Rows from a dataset
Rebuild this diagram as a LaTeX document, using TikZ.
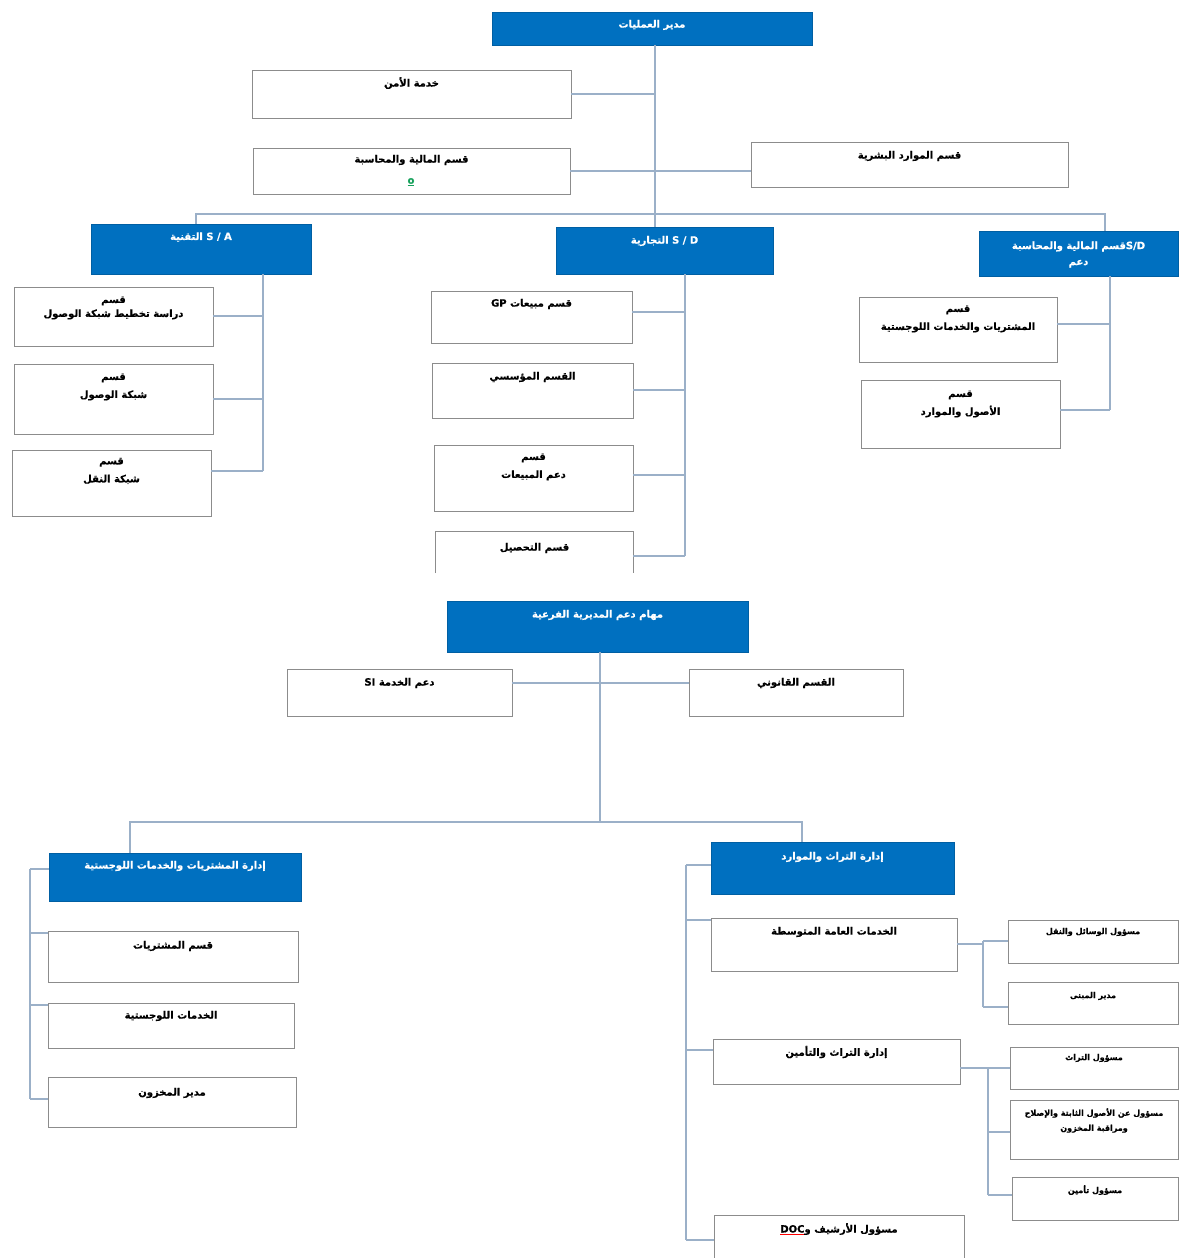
\documentclass[tikz,border=0pt]{standalone}
\usepackage{fontspec}
\usetikzlibrary{calc}
\TeXXeTstate=1
\newfontfamily\arfont[Script=Arabic, BoldFeatures={FakeBold=0.6}]{DejaVu Sans}
\definecolor{hdr}{RGB}{0,112,192}
\definecolor{connc}{RGB}{155,176,200}
\definecolor{okg}{RGB}{20,160,90}
\newcommand\artx[1]{\beginR #1\endR}
\newcommand\latx[1]{\beginL #1\endL}

\tikzset{
  wbox/.style={draw=black!45, line width=0.7pt, fill=white, inner sep=0pt},
  bbox/.style={draw=hdr!85!black, line width=0.5pt, fill=hdr, inner sep=0pt},
  wopen/.style={inner sep=0pt},
  txt/.style={font=\arfont\bfseries\fontsize{10}{18}\selectfont, align=center, inner sep=0pt},
  wboxtext/.style={txt, text=black},
  wopentext/.style={txt, text=black},
  bboxtext/.style={txt, text=white},
  conn/.style={draw=connc, line width=1.8pt},
}

% box from its corners (x1,y1)-(x2,y2), with its text centred at height ytext
\newcommand\orgnode[8]{%
  \node[#2, minimum width={#5-#3}, minimum height={#6-#4}] (#1) at ({(#3+#5)/2},{(#4+#6)/2}) {};
  \node[#2text] (#1-t) at ({(#3+#5)/2},#7) {#8};}

% horizontal link from a side of a box to a vertical bus, shifted up by #4
\newcommand\branch[4]{%
  \draw[conn] let \p1=(#1.#2), \p2=(#3) in (\x1,\y1+#4) -- (\x2,\y1+#4);}

\newcommand\smalltx{\fontsize{8}{14}\selectfont}

\begin{document}
\begin{tikzpicture}[x=1pt,y=-1pt]
\fill[white] (0,0) rectangle (1178,1258);
\useasboundingbox (0,0) rectangle (1178,1258);

% ---------------- upper chart ----------------
\orgnode{top}{bbox}{492}{12}{812}{45}{25}{\artx{مدير العمليات}}
\orgnode{sec}{wbox}{252}{70}{571}{118}{83}{\artx{خدمة الأمن}}
\orgnode{fin}{wbox}{253}{148}{570}{194}{160}{\artx{قسم المالية والمحاسبة}}
\node[txt, text=okg] (fin-o) at (411,182) {\underline{o}};
\orgnode{hr}{wbox}{751}{142}{1068}{187}{156}{\artx{قسم الموارد البشرية}}

\orgnode{sa}{bbox}{91}{224}{311}{274}{237}{\artx{\latx{S / A} التقنية}}
\orgnode{sd}{bbox}{556}{227}{773}{274}{241}{\artx{\latx{S / D} التجارية}}
\orgnode{fsd}{bbox}{979}{231}{1178}{276}{254.5}{\artx{\latx{S/D}قسم المالية والمحاسبة}\\[-2pt]\artx{دعم}}

\orgnode{a1}{wbox}{14}{287}{213}{346}{308}{\artx{قسم}\\[-4pt]\artx{دراسة تخطيط شبكة الوصول}}
\orgnode{a2}{wbox}{14}{364}{213}{434}{387}{\artx{قسم}\\\artx{شبكة الوصول}}
\orgnode{a3}{wbox}{12}{450}{211}{516}{471}{\artx{قسم}\\\artx{شبكة النقل}}

\orgnode{d1}{wbox}{431}{291}{632}{343}{304}{\artx{قسم مبيعات \latx{GP}}}
\orgnode{d2}{wbox}{432}{363}{633}{418}{377}{\artx{القسم المؤسسي}}
\orgnode{d3}{wbox}{434}{445}{633}{511}{467}{\artx{قسم}\\\artx{دعم المبيعات}}
\orgnode{d4}{wopen}{436}{532}{633}{573}{548}{\artx{قسم التحصيل}}
\draw[draw=black!45, line width=0.7pt] (d4.south west) -- (d4.north west) -- (d4.north east) -- (d4.south east);

\orgnode{f1}{wbox}{859}{297}{1057}{362}{319}{\artx{قسم}\\\artx{المشتريات والخدمات اللوجستية}}
\orgnode{f2}{wbox}{861}{380}{1060}{448}{404}{\artx{قسم}\\\artx{الأصول والموارد}}

% links of the upper chart
\coordinate (trunk) at (655,45);
\coordinate (busL) at (196,214);
\coordinate (busR) at (1105,214);
\coordinate (saB) at (263,471);
\coordinate (sdB) at (685,556);
\coordinate (fB) at (1110,410);
\draw[conn] (top.south -| trunk) -- (sd.north -| trunk);
\draw[conn] (sec.east) -- (sec.east -| trunk);
\draw[conn] (fin.east) -- (fin.east -| hr.west);
\draw[conn] (sa.north -| busL) -- (busL) -- (busR) -- (fsd.north -| busR);
\draw[conn] (sa.south -| saB) -- (saB);
\draw[conn] (sd.south -| sdB) -- (sdB);
\draw[conn] (fsd.south -| fB) -- (fB);
\branch{a1}{east}{saB}{0.5pt}
\branch{a2}{east}{saB}{0pt}
\branch{a3}{east}{saB}{12pt}
\branch{d1}{east}{sdB}{5pt}
\branch{d2}{east}{sdB}{0.5pt}
\branch{d3}{east}{sdB}{3pt}
\branch{d4}{east}{sdB}{-3.5pt}
\branch{f1}{east}{fB}{5.5pt}
\branch{f2}{east}{fB}{4pt}

% ---------------- lower chart ----------------
\orgnode{sub}{bbox}{447}{601}{748}{652}{615}{\artx{مهام دعم المديرية الفرعية}}
\orgnode{si}{wbox}{287}{669}{512}{716}{683}{\artx{دعم الخدمة \latx{SI}}}
\orgnode{legal}{wbox}{689}{669}{903}{716}{683}{\artx{القسم القانوني}}

\orgnode{pl}{bbox}{49}{853}{301}{901}{866}{\artx{إدارة المشتريات والخدمات اللوجستية}}
\orgnode{p1}{wbox}{48}{931}{298}{982}{946}{\artx{قسم المشتريات}}
\orgnode{p2}{wbox}{48}{1003}{294}{1048}{1016}{\artx{الخدمات اللوجستية}}
\orgnode{p3}{wbox}{48}{1077}{296}{1127}{1093}{\artx{مدير المخزون}}

\orgnode{hm}{bbox}{711}{842}{954}{894}{857}{\artx{إدارة التراث والموارد}}
\orgnode{h1}{wbox}{711}{918}{957}{971}{932}{\artx{الخدمات العامة المتوسطة}}
\orgnode{h2}{wbox}{713}{1039}{960}{1084}{1052}{\artx{إدارة التراث والتأمين}}
\orgnode{h3}{wbox}{714}{1215}{964}{1258}{1229}{\artx{مسؤول الأرشيف و\latx{{\color{red}\underline{\textcolor{black}{DOC}}}}}}

\orgnode{r1}{wbox}{1008}{920}{1178}{963}{932}{\smalltx\artx{مسؤول الوسائل والنقل}}
\orgnode{r2}{wbox}{1008}{982}{1178}{1024}{996}{\smalltx\artx{مدير المبنى}}
\orgnode{r3}{wbox}{1010}{1047}{1178}{1089}{1058}{\smalltx\artx{مسؤول التراث}}
\orgnode{r4}{wbox}{1010}{1100}{1178}{1159}{1120.5}{\smalltx\artx{مسؤول عن الأصول الثابتة والإصلاح}\\[-3pt]\smalltx\artx{ومراقبة المخزون}}
\orgnode{r5}{wbox}{1012}{1177}{1178}{1220}{1190}{\smalltx\artx{مسؤول تأمين}}

% links of the lower chart
\coordinate (trunk2) at (600,652);
\coordinate (bus2L) at (130,822);
\coordinate (bus2R) at (802,822);
\coordinate (plT) at (30,869);
\coordinate (plB) at (30,1099);
\coordinate (hmT) at (686,865);
\coordinate (hmB) at (686,1240);
\coordinate (h1T) at (983,941);
\coordinate (h1B) at (983,1007);
\coordinate (h2T) at (988,1068);
\coordinate (h2B) at (988,1195);
\draw[conn] (sub.south -| trunk2) -- (bus2L -| trunk2);
\draw[conn] (pl.north -| bus2L) -- (bus2L) -- (bus2R) -- (hm.north -| bus2R);
\branch{si}{east}{legal.west}{9.5pt}
\draw[conn] (plT) -- (plB);
\draw[conn] (hmT) -- (hmB);
\draw[conn] (h1T) -- (h1B);
\draw[conn] (h2T) -- (h2B);
\branch{pl}{west}{plT}{8pt}
\branch{p1}{west}{plT}{23.5pt}
\branch{p2}{west}{plT}{20.5pt}
\branch{p3}{west}{plT}{3pt}
\branch{hm}{west}{hmT}{3pt}
\branch{h1}{west}{hmT}{24.5pt}
\branch{h2}{west}{hmT}{11.5pt}
\branch{h3}{west}{hmT}{-3.5pt}
\branch{h1}{east}{h1T}{0.5pt}
\branch{r1}{west}{h1T}{0.5pt}
\branch{r2}{west}{h1T}{-4pt}
\branch{h2}{east}{h2T}{-6.5pt}
\branch{r3}{west}{h2T}{0pt}
\branch{r4}{west}{h2T}{-2.5pt}
\branch{r5}{west}{h2T}{3.5pt}
\end{tikzpicture}
\end{document}
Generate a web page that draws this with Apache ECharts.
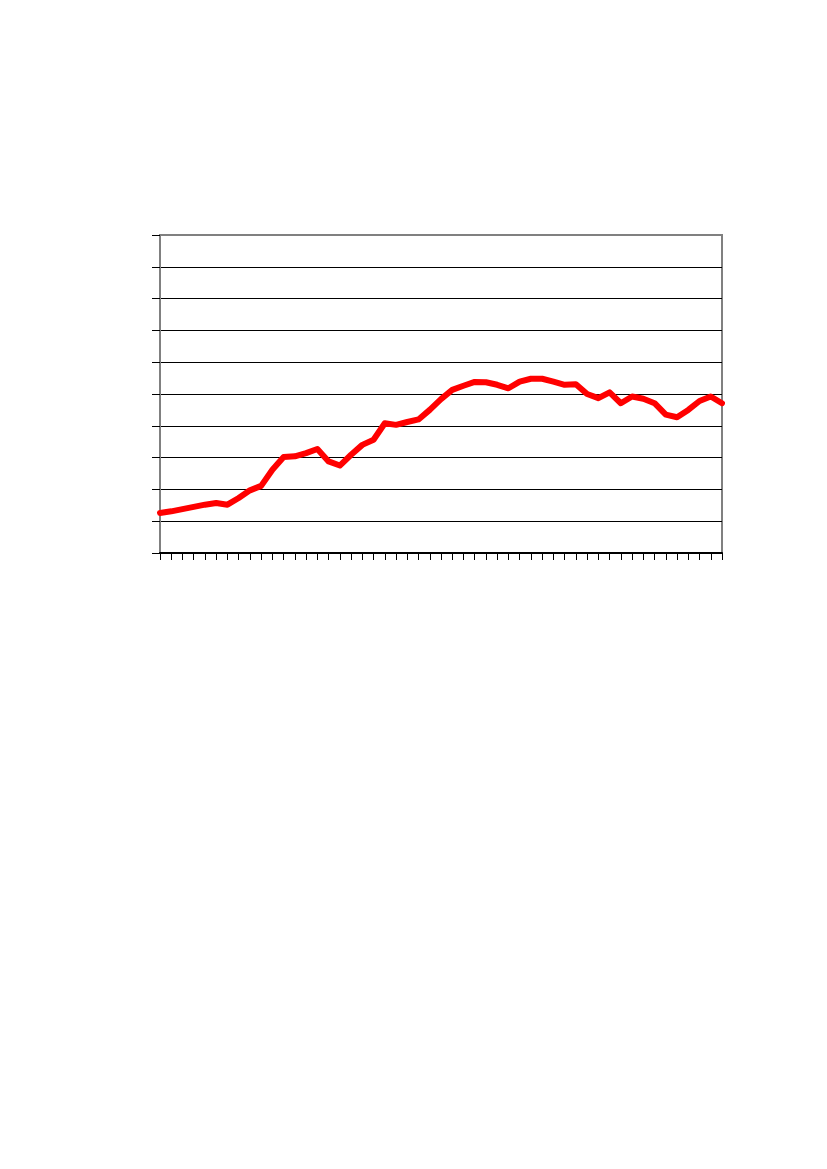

## Short task:
From the records above, pick out and copy each line holding the word "with".

## Exercise solution:
% box from its corners (x1,y1)-(x2,y2), with its text centred at height ytext
Generate a web page that draws this with Apache ECharts.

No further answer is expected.